Today, that is true, especially if you work directly with people with power.  They don't need a lot of power, just enough to gripe to your boss that you are "not a team player" or "difficult" or a "poor communicator".
Ye,t how many of us have set in a meeting in which everyone discussed a problem, agreed to do research and bring back their ideas to fix the problem, only to return and have the first meeting, again, like the first had never occurred at all.  This can happen repeatedly, with a year passing and no progress occurring and no one wanting to mention that for fear of being negative or worse.
A meeting with ten experienced people making top wages and lasting an hour wastes at the very least 300 and doesn't include supplies and prep-time, do that for a year and you have wasted over 10,000$ to not fix a problem which is still costing whatever it cost in the first place times a year of that cost.

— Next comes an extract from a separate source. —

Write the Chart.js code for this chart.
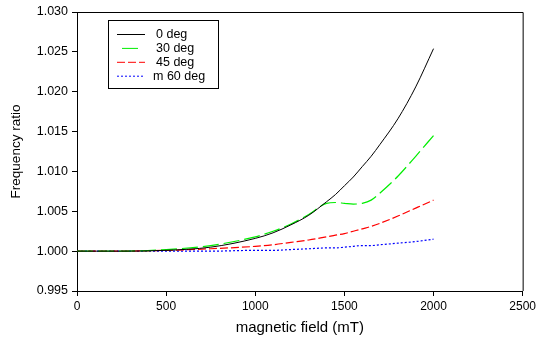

The next time you go to a meeting, watch the bobbleheads,

  • someone identifies the problem and the nodding starts
  • someone describes the already described solutions, and the nodding continues
  • someone describes the possible ways to institute the solutions and the nodding continues
  • someone points out that the group has done this at the last 4 meetings and the room stops, friends don't look at the speaker, enemies glare, all nodding ends.
After the meeting, the boss suggests the speaker is frustrated and may need a vacation or a change of careers.  Good friends agree and point out that they need their job and can't afford the ire of the people running the business.  Others avoid the terrible employee's area for weeks.

Next meeting, its back to normal without the negative/nonteam player/square peg. The meeting runs smoothly, every one is a polite little bobblehead, and the meetings cost more than the original problem, which is still a part of the company's business-as-usual.